While campaigning for the closure of institutions in British Columbia in the 1980's we created a team that was effective in getting media attention as a means to put pressure on our provincial government.  Through trial and error we arrived at a winning formula.  Time our press releases  for Saturday; release them to news outlets outside the urban Vancouver area (we chose Kamloops).  Further, we found that placing a Cabinet Minister's name in the headline got the media's attention.  This was in the days before e-mails and faxes were just starting to be used.

Here's one headline I regret: Minister 'X' Responsible for Deaths of Hundreds.

The response was immediate – the Minister's Assistant phoned Sunday evening. What did I mean – was I accusing the Minister personally?  They were preparing for media inquiries, Question Period the next day and the inevitable scrum in the Legislature.  I immediately retracted and did my best to send an apology to the Minister

To this day I don't know whether she ever accepted my apology.

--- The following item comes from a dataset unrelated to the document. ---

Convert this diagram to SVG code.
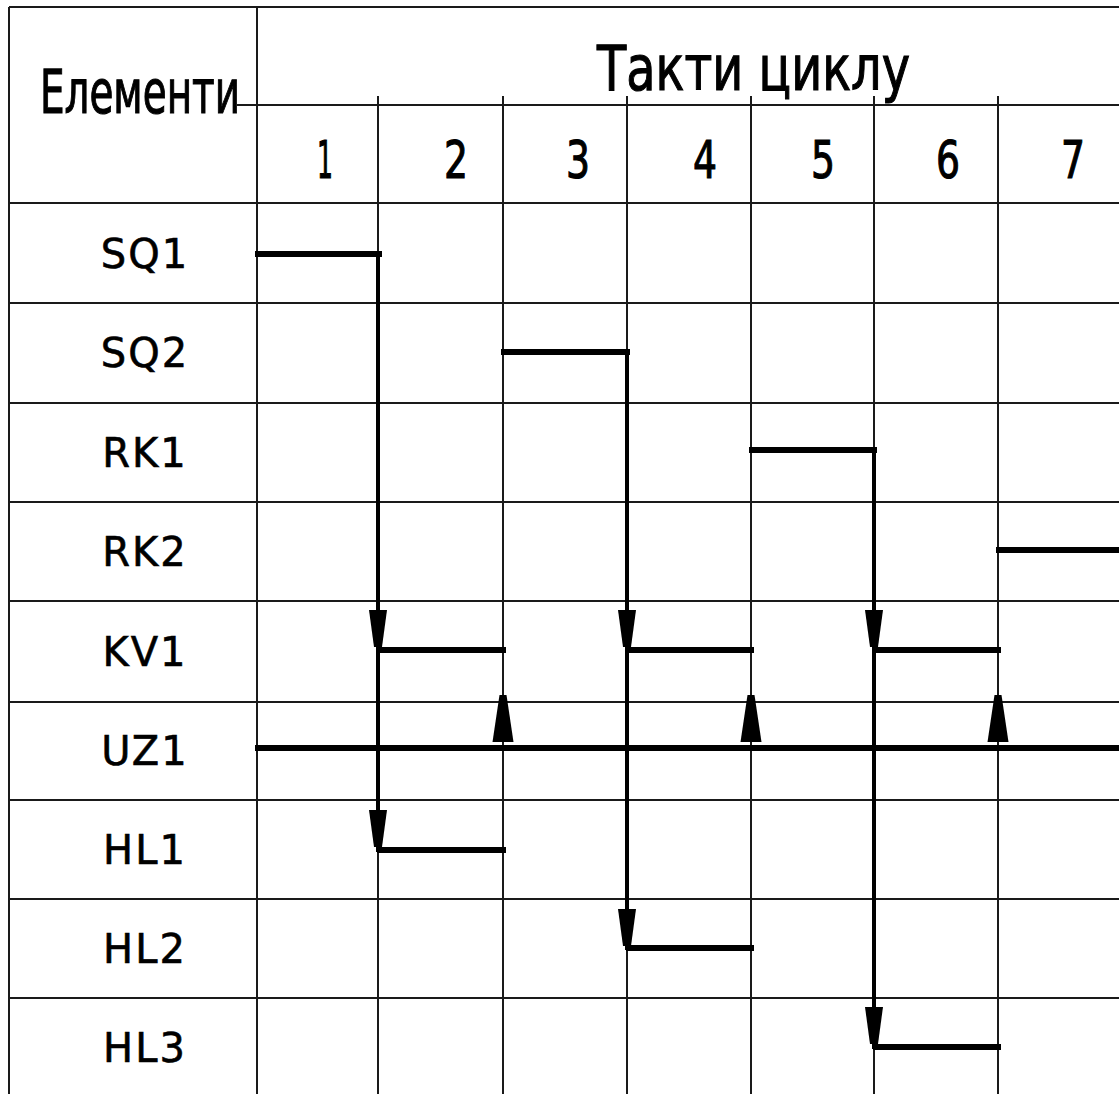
<svg xmlns="http://www.w3.org/2000/svg" width="1119" height="1094" viewBox="0 0 1119 1094">
<style>
.g{stroke:#1a1a1a;stroke-width:2;fill:none}
.b{stroke:#000;stroke-width:6;fill:none;stroke-linecap:square}
.v{stroke:#000;stroke-width:4;fill:none}
.ah{fill:#000}
.lb{font-family:"DejaVu Sans",sans-serif;font-size:40px;fill:#000;stroke:#000;stroke-width:0.6;text-anchor:middle;letter-spacing:2px}
.hd{font-family:"DejaVu Sans",sans-serif;fill:#000;stroke:#000;stroke-width:1.2}
.dg{font-family:"DejaVu Sans",sans-serif;font-size:52px;fill:#000;stroke:#000;stroke-width:1.2;text-anchor:middle}
</style>
<defs>
<polygon id="dn" class="ah" points="-9,0 9,0 4,37 -4,37"/>
<polygon id="up" class="ah" points="-3.5,0 3.5,0 10.5,47 -10.5,47"/>
</defs>
<rect width="1119" height="1094" fill="#fff"/>
<g id="grid">
<line class="g" x1="9" y1="7" x2="1119" y2="7"/>
<line class="g" x1="9" y1="7" x2="9" y2="1094"/>
<line class="g" x1="257" y1="7" x2="257" y2="1094"/>
<line class="g" x1="237" y1="105" x2="1119" y2="105"/>
<line class="g" x1="378" y1="96" x2="378" y2="1094"/>
<line class="g" x1="503" y1="96" x2="503" y2="1094"/>
<line class="g" x1="627" y1="96" x2="627" y2="1094"/>
<line class="g" x1="751" y1="96" x2="751" y2="1094"/>
<line class="g" x1="874" y1="96" x2="874" y2="1094"/>
<line class="g" x1="998" y1="96" x2="998" y2="1094"/>
<line class="g" x1="9" y1="203" x2="1119" y2="203"/>
<line class="g" x1="9" y1="303" x2="1119" y2="303"/>
<line class="g" x1="9" y1="403" x2="1119" y2="403"/>
<line class="g" x1="9" y1="502" x2="1119" y2="502"/>
<line class="g" x1="9" y1="601" x2="1119" y2="601"/>
<line class="g" x1="9" y1="702" x2="1119" y2="702"/>
<line class="g" x1="9" y1="800" x2="1119" y2="800"/>
<line class="g" x1="9" y1="899" x2="1119" y2="899"/>
<line class="g" x1="9" y1="998" x2="1119" y2="998"/>
</g>
<g id="header">
<text class="hd" x="40" y="113" font-size="60" textLength="200" lengthAdjust="spacingAndGlyphs">Елементи</text>
<text class="hd" x="597" y="90" font-size="62" textLength="313" lengthAdjust="spacingAndGlyphs">Такти циклу</text>
<text class="dg" x="325" y="178" textLength="16" lengthAdjust="spacingAndGlyphs">1</text>
<text class="dg" x="456" y="178" textLength="24" lengthAdjust="spacingAndGlyphs">2</text>
<text class="dg" x="578" y="178" textLength="24" lengthAdjust="spacingAndGlyphs">3</text>
<text class="dg" x="705" y="178" textLength="24" lengthAdjust="spacingAndGlyphs">4</text>
<text class="dg" x="823" y="178" textLength="24" lengthAdjust="spacingAndGlyphs">5</text>
<text class="dg" x="948" y="178" textLength="24" lengthAdjust="spacingAndGlyphs">6</text>
<text class="dg" x="1073" y="178" textLength="24" lengthAdjust="spacingAndGlyphs">7</text>
</g>
<g id="labels">
<text id="SQ1" class="lb" x="145" y="268">SQ1</text>
<text id="SQ2" class="lb" x="145" y="367">SQ2</text>
<text id="RK1" class="lb" x="145" y="467">RK1</text>
<text id="RK2" class="lb" x="145" y="566">RK2</text>
<text id="KV1" class="lb" x="145" y="666">KV1</text>
<text id="UZ1" class="lb" x="145" y="765">UZ1</text>
<text id="HL1" class="lb" x="145" y="864">HL1</text>
<text id="HL2" class="lb" x="145" y="963">HL2</text>
<text id="HL3" class="lb" x="145" y="1062">HL3</text>
</g>
<g id="bars">
<line class="b" x1="258" y1="254" x2="379" y2="254"/>
<line class="b" x1="504" y1="352" x2="627" y2="352"/>
<line class="b" x1="752" y1="450" x2="874" y2="450"/>
<line class="b" x1="999" y1="550" x2="1122" y2="550"/>
<line class="b" x1="380" y1="650" x2="503" y2="650"/>
<line class="b" x1="629" y1="650" x2="751" y2="650"/>
<line class="b" x1="876" y1="650" x2="998" y2="650"/>
<line class="b" x1="258" y1="748" x2="1122" y2="748"/>
<line class="b" x1="380" y1="850" x2="503" y2="850"/>
<line class="b" x1="629" y1="948" x2="751" y2="948"/>
<line class="b" x1="876" y1="1047" x2="998" y2="1047"/>
</g>
<g id="connectors">
<line class="v" x1="378" y1="254" x2="378" y2="852"/>
<line class="v" x1="627" y1="352" x2="627" y2="950"/>
<line class="v" x1="874" y1="450" x2="874" y2="1049"/>
<use href="#dn" x="378" y="610"/>
<use href="#dn" x="627" y="610"/>
<use href="#dn" x="874" y="610"/>
<use href="#dn" x="378" y="810"/>
<use href="#dn" x="627" y="909"/>
<use href="#dn" x="874" y="1007"/>
<use href="#up" x="503" y="695"/>
<use href="#up" x="751" y="695"/>
<use href="#up" x="998" y="695"/>
</g>
</svg>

What I do know is that shortly after, a Memo was sent to all Cabinet
Ministers, Deputy Ministers and ADM's warning them that I
was not to be trusted.  The impact of that Memo lingered for years
through successive governments and long after this particular
Minister moved to another portfolio.

And a year later when our President and I did get a meeting with that same Minister it was clear she had not forgotten. The meeting lasted about an hour – most spent listening to a tongue lashing directed at me.  Clearly, I had hurt her deeply.  And, there went the chance to speak about the well being of the folks living in institutions that we were there to meet about.  They were the real losers in this situation. 

It took a long time for me to be seen as part of the solution as opposed to part of the problem.  If you need to get attention and raise awareness, try to do it in a way that elevates your issue and the potential for solutions.  A winning formula is still just technique unless linked to ethical behavior and ethical objectives.

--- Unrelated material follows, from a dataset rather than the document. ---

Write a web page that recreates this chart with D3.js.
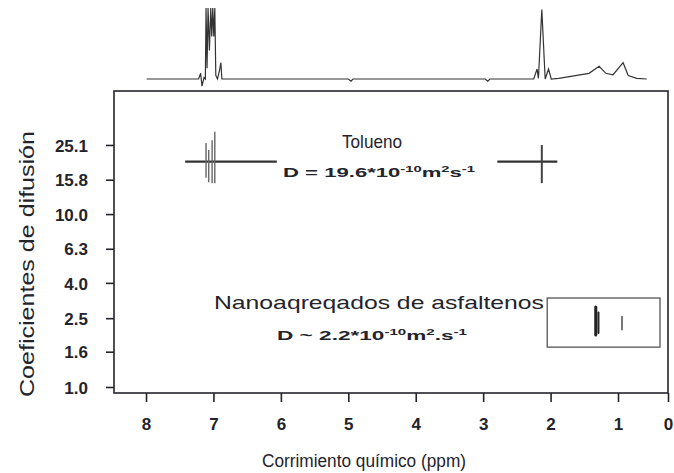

NOTE:  Little did I know. This particular Minister had been responsible for securing major funding for a Vancouver disability organization long before she went into politics.  And when she retired from politics she founded another disability organization for a group of people whose concerns had been ignored.  She was and still is a force for good.

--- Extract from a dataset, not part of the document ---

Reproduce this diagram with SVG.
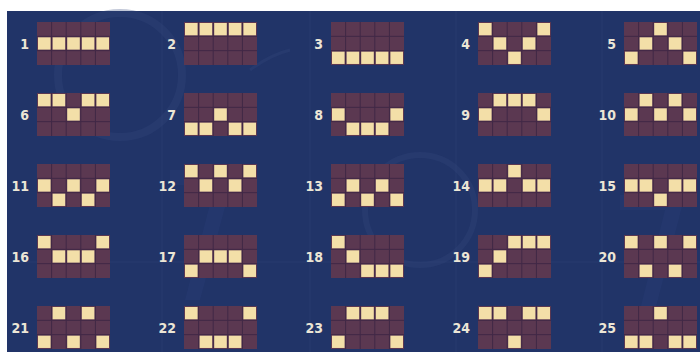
<svg xmlns="http://www.w3.org/2000/svg" xmlns:xlink="http://www.w3.org/1999/xlink" width="700" height="352" viewBox="0 0 700 352">
<style>
.bg{fill:#213468}
.deco{fill:none;stroke:#34497f;stroke-opacity:.3}
.decof{fill:#2b4079;fill-opacity:.3}
.lbl{font-family:"DejaVu Sans Condensed","Liberation Sans Narrow","Liberation Sans",sans-serif;font-weight:bold;font-size:14px;fill:#ece6d6;text-anchor:end}
.base{fill:#5b3851}
.sep{stroke:#402846;stroke-width:1;fill:none}
.on{fill:#f3dfa8}
</style>
<defs>
<g id="grid">
<rect class="base" x="0" y="0" width="73" height="43"/>
<path class="sep" d="M14.6 0V43M29.2 0V43M43.8 0V43M58.4 0V43M0 14.33H73M0 28.67H73"/>
</g>
<rect id="on" class="on" width="12.6" height="12.3"/>
</defs>
<rect x="0" y="0" width="700" height="352" fill="#ffffff"/>
<rect class="bg" x="7" y="11" width="693" height="341"/>
<g id="decor">
<circle class="deco" cx="120" cy="75" r="62" stroke-width="8"/>
<path class="decof" d="M170 170 L235 170 L200 300 L185 300 L215 185 L170 185 Z"/>
<path class="decof" d="M620 195 L685 195 L650 330 L635 330 L665 210 L620 210 Z"/>
<circle class="deco" cx="420" cy="210" r="55" stroke-width="6"/>
<path class="deco" d="M250 70 Q270 55 290 50" stroke-width="3"/>
<path class="deco" d="M10 262 H700" stroke-width="1"/>
<path class="deco" d="M162 11 V352 M310 11 V352 M456 11 V352 M602 11 V352" stroke-width="1"/>
</g>
<g id="connectors"></g>
<g id="line1" transform="translate(37 22)"><text class="lbl" x="-8" y="26.5">1</text><use href="#grid"/><use href="#on" x="1" y="15.33"/><use href="#on" x="15.6" y="15.33"/><use href="#on" x="30.2" y="15.33"/><use href="#on" x="44.8" y="15.33"/><use href="#on" x="59.4" y="15.33"/></g>
<g id="line2" transform="translate(184 22)"><text class="lbl" x="-8" y="26.5">2</text><use href="#grid"/><use href="#on" x="1" y="1"/><use href="#on" x="15.6" y="1"/><use href="#on" x="30.2" y="1"/><use href="#on" x="44.8" y="1"/><use href="#on" x="59.4" y="1"/></g>
<g id="line3" transform="translate(331 22)"><text class="lbl" x="-8" y="26.5">3</text><use href="#grid"/><use href="#on" x="1" y="29.67"/><use href="#on" x="15.6" y="29.67"/><use href="#on" x="30.2" y="29.67"/><use href="#on" x="44.8" y="29.67"/><use href="#on" x="59.4" y="29.67"/></g>
<g id="line4" transform="translate(478 22)"><text class="lbl" x="-8" y="26.5">4</text><use href="#grid"/><use href="#on" x="1" y="1"/><use href="#on" x="15.6" y="15.33"/><use href="#on" x="30.2" y="29.67"/><use href="#on" x="44.8" y="15.33"/><use href="#on" x="59.4" y="1"/></g>
<g id="line5" transform="translate(624 22)"><text class="lbl" x="-8" y="26.5">5</text><use href="#grid"/><use href="#on" x="1" y="29.67"/><use href="#on" x="15.6" y="15.33"/><use href="#on" x="30.2" y="1"/><use href="#on" x="44.8" y="15.33"/><use href="#on" x="59.4" y="29.67"/></g>
<g id="line6" transform="translate(37 93)"><text class="lbl" x="-8" y="26.5">6</text><use href="#grid"/><use href="#on" x="1" y="1"/><use href="#on" x="15.6" y="1"/><use href="#on" x="30.2" y="15.33"/><use href="#on" x="44.8" y="1"/><use href="#on" x="59.4" y="1"/></g>
<g id="line7" transform="translate(184 93)"><text class="lbl" x="-8" y="26.5">7</text><use href="#grid"/><use href="#on" x="1" y="29.67"/><use href="#on" x="15.6" y="29.67"/><use href="#on" x="30.2" y="15.33"/><use href="#on" x="44.8" y="29.67"/><use href="#on" x="59.4" y="29.67"/></g>
<g id="line8" transform="translate(331 93)"><text class="lbl" x="-8" y="26.5">8</text><use href="#grid"/><use href="#on" x="1" y="15.33"/><use href="#on" x="15.6" y="29.67"/><use href="#on" x="30.2" y="29.67"/><use href="#on" x="44.8" y="29.67"/><use href="#on" x="59.4" y="15.33"/></g>
<g id="line9" transform="translate(478 93)"><text class="lbl" x="-8" y="26.5">9</text><use href="#grid"/><use href="#on" x="1" y="15.33"/><use href="#on" x="15.6" y="1"/><use href="#on" x="30.2" y="1"/><use href="#on" x="44.8" y="1"/><use href="#on" x="59.4" y="15.33"/></g>
<g id="line10" transform="translate(624 93)"><text class="lbl" x="-8" y="26.5">10</text><use href="#grid"/><use href="#on" x="1" y="15.33"/><use href="#on" x="15.6" y="1"/><use href="#on" x="30.2" y="15.33"/><use href="#on" x="44.8" y="1"/><use href="#on" x="59.4" y="15.33"/></g>
<g id="line11" transform="translate(37 164)"><text class="lbl" x="-8" y="26.5">11</text><use href="#grid"/><use href="#on" x="1" y="15.33"/><use href="#on" x="15.6" y="29.67"/><use href="#on" x="30.2" y="15.33"/><use href="#on" x="44.8" y="29.67"/><use href="#on" x="59.4" y="15.33"/></g>
<g id="line12" transform="translate(184 164)"><text class="lbl" x="-8" y="26.5">12</text><use href="#grid"/><use href="#on" x="1" y="1"/><use href="#on" x="15.6" y="15.33"/><use href="#on" x="30.2" y="1"/><use href="#on" x="44.8" y="15.33"/><use href="#on" x="59.4" y="1"/></g>
<g id="line13" transform="translate(331 164)"><text class="lbl" x="-8" y="26.5">13</text><use href="#grid"/><use href="#on" x="1" y="29.67"/><use href="#on" x="15.6" y="15.33"/><use href="#on" x="30.2" y="29.67"/><use href="#on" x="44.8" y="15.33"/><use href="#on" x="59.4" y="29.67"/></g>
<g id="line14" transform="translate(478 164)"><text class="lbl" x="-8" y="26.5">14</text><use href="#grid"/><use href="#on" x="1" y="15.33"/><use href="#on" x="15.6" y="15.33"/><use href="#on" x="30.2" y="1"/><use href="#on" x="44.8" y="15.33"/><use href="#on" x="59.4" y="15.33"/></g>
<g id="line15" transform="translate(624 164)"><text class="lbl" x="-8" y="26.5">15</text><use href="#grid"/><use href="#on" x="1" y="15.33"/><use href="#on" x="15.6" y="15.33"/><use href="#on" x="30.2" y="29.67"/><use href="#on" x="44.8" y="15.33"/><use href="#on" x="59.4" y="15.33"/></g>
<g id="line16" transform="translate(37 235)"><text class="lbl" x="-8" y="26.5">16</text><use href="#grid"/><use href="#on" x="1" y="1"/><use href="#on" x="15.6" y="15.33"/><use href="#on" x="30.2" y="15.33"/><use href="#on" x="44.8" y="15.33"/><use href="#on" x="59.4" y="1"/></g>
<g id="line17" transform="translate(184 235)"><text class="lbl" x="-8" y="26.5">17</text><use href="#grid"/><use href="#on" x="1" y="29.67"/><use href="#on" x="15.6" y="15.33"/><use href="#on" x="30.2" y="15.33"/><use href="#on" x="44.8" y="15.33"/><use href="#on" x="59.4" y="29.67"/></g>
<g id="line18" transform="translate(331 235)"><text class="lbl" x="-8" y="26.5">18</text><use href="#grid"/><use href="#on" x="1" y="1"/><use href="#on" x="15.6" y="15.33"/><use href="#on" x="30.2" y="29.67"/><use href="#on" x="44.8" y="29.67"/><use href="#on" x="59.4" y="29.67"/></g>
<g id="line19" transform="translate(478 235)"><text class="lbl" x="-8" y="26.5">19</text><use href="#grid"/><use href="#on" x="1" y="29.67"/><use href="#on" x="15.6" y="15.33"/><use href="#on" x="30.2" y="1"/><use href="#on" x="44.8" y="1"/><use href="#on" x="59.4" y="1"/></g>
<g id="line20" transform="translate(624 235)"><text class="lbl" x="-8" y="26.5">20</text><use href="#grid"/><use href="#on" x="1" y="1"/><use href="#on" x="15.6" y="29.67"/><use href="#on" x="30.2" y="1"/><use href="#on" x="44.8" y="29.67"/><use href="#on" x="59.4" y="1"/></g>
<g id="line21" transform="translate(37 306)"><text class="lbl" x="-8" y="26.5">21</text><use href="#grid"/><use href="#on" x="1" y="29.67"/><use href="#on" x="15.6" y="1"/><use href="#on" x="30.2" y="29.67"/><use href="#on" x="44.8" y="1"/><use href="#on" x="59.4" y="29.67"/></g>
<g id="line22" transform="translate(184 306)"><text class="lbl" x="-8" y="26.5">22</text><use href="#grid"/><use href="#on" x="1" y="1"/><use href="#on" x="15.6" y="29.67"/><use href="#on" x="30.2" y="29.67"/><use href="#on" x="44.8" y="29.67"/><use href="#on" x="59.4" y="1"/></g>
<g id="line23" transform="translate(331 306)"><text class="lbl" x="-8" y="26.5">23</text><use href="#grid"/><use href="#on" x="1" y="29.67"/><use href="#on" x="15.6" y="1"/><use href="#on" x="30.2" y="1"/><use href="#on" x="44.8" y="1"/><use href="#on" x="59.4" y="29.67"/></g>
<g id="line24" transform="translate(478 306)"><text class="lbl" x="-8" y="26.5">24</text><use href="#grid"/><use href="#on" x="1" y="1"/><use href="#on" x="15.6" y="1"/><use href="#on" x="30.2" y="29.67"/><use href="#on" x="44.8" y="1"/><use href="#on" x="59.4" y="1"/></g>
<g id="line25" transform="translate(624 306)"><text class="lbl" x="-8" y="26.5">25</text><use href="#grid"/><use href="#on" x="1" y="29.67"/><use href="#on" x="15.6" y="29.67"/><use href="#on" x="30.2" y="1"/><use href="#on" x="44.8" y="29.67"/><use href="#on" x="59.4" y="29.67"/></g>
</svg>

This is the 9th in a series entitled Tips for Solution Based Advocacy.  If you click on the Advocacy Category on the right hand side you can read them all.  Please share with others and encourage them to become regular subscribers.

3 Comments

  1. Craig

    Hi Al, really liked this post! Excellent, honest writing.

  2. John

    Another great post Al – keep it up! And the Annie Lennox song brought tears to my eyes (today’s post).

  3. Al Etmanski

    Thanks Craig and John
    I am trying to ‘mine’ my mistakes as much as my successes to create some universal lessons. I have more of the former than the latter!